Do you ever feel like the thought of death is what keeps you alive? That you must hold on only to find a more perfect way of ending it all? I certainly do… I have so much to live for. But the thought of death seems to give me more will to live than any of the other things, if that makes any sense at all. Yet I can’t ever see myself going through with it, here in the real world. I fantasize about it all the time. It would be insanely easy to do. There’s a gun cabinet in my parents bedroom. I know where the key is. That’s not how I want to die, but it’s so tempting. I envision myself dead on the floor with blood spattered about. In my mind I’ve killed my self thousands of times. But I don’t even know if I have the guts to ever go through with it. It’s stupid. Living. Dying. All of it. All the pain it would cause my family and boyfriend. I could never hurt them. But I want to die.
On the news there are so many shootings and accidents. So many people (people who probably want to live) that are pointlessly dying. I would give anything to take the place of one of them, to spare them, and myself.
My perfect, wonderful life.
Girls are jealous of my body, guys want to be with me. They don’t know the starvation and binging and self hate and guilt and pain it took to get here, and I still hate how I look.
My boyfriend, the sweetest guy. So many people are looking for love, thinking it will fix something. In some ways it did, but while I love him, I’m still here.
My supportive loving family. On here I see so many who are abused, and I have never once had anything near the horror of that happen to me.
My faith, which should give me hope.
My good grades in school.
Everything. I’m not rich but far from poor, surrounded with people who love me, no real problems (my diet from another post, but in reality not the most horrible.)
So why am I still here? Why do I still cry, why do I still want to cut, why do I want to die? Why do I hate my very being?
It seems so wrong to wish something horrible happened to me. But at least then I might have a reason to feel this way. For now I just feel stupid.
3 comments
We like knowing reasons, it can help to make sense of the world, cause and effect, logical conclusion.
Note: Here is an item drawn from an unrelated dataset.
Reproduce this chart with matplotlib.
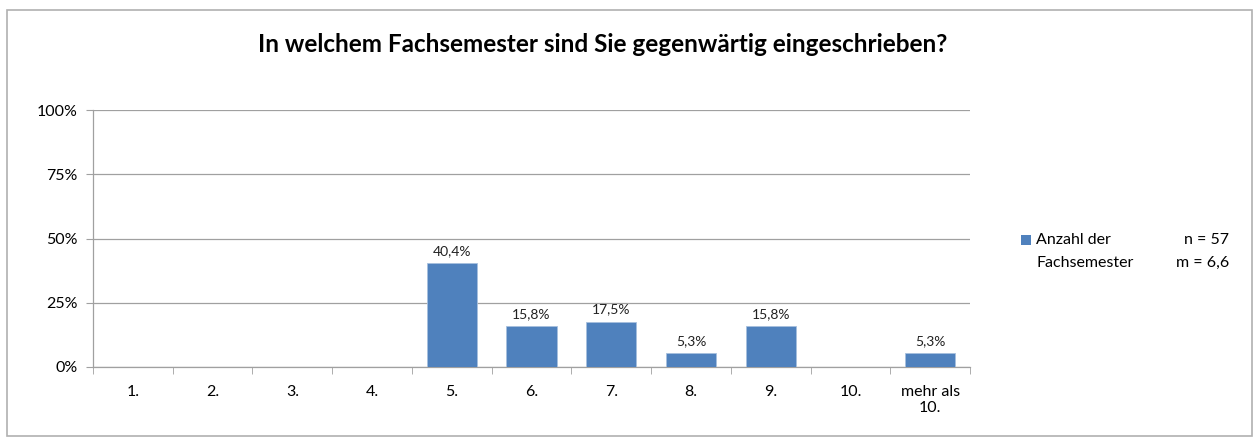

But there isn’t always a clear cut reason. Sometimes it’s just a fluke of genetics, wires got crossed and that’s it. People tend to point to a chemical imbalance, but who really knows. Stressors can make the feelings worse, hormones, sometimes they just cycle without warning. Even people who have some type of big event or trauma they can point to.. Things can still go in and out, regardless of any blessings or moving forward. You can actually be grateful for the good things in your life (and most people have a few things going for them, even if they aren’t felt too much) and still not be “ok”, doesn’t make your experience any less valid. I do know that getting down on yourself for “not having a reason” isn’t going to help you, probably just the opposite and feed into the cycle.
Death can be a comforting, if dark thought, but also after awhile focusing on it becomes a habit, living with it normal. Can’t give advice on how not to want to want it, tho, I’m terrible at breaking bad habits.
I always envy people whose parents have gun cabinets because I’ve always envisioned suicide by gunshot but my parents are not the type. You know, so many people do, and I always thought if only you know then it would be much easier to end my life. But, don’t do it, you know. You sound happy enough.
Of course I am older now (24) and I’ve finally after 12 years kicked the idea of gunshot suicide but now I’ve figured out other methods and to leave guns out of it cause although they do kill you easily it is not pretty and rather violent. Most people use guns because they see no other way to commit and no other way around it.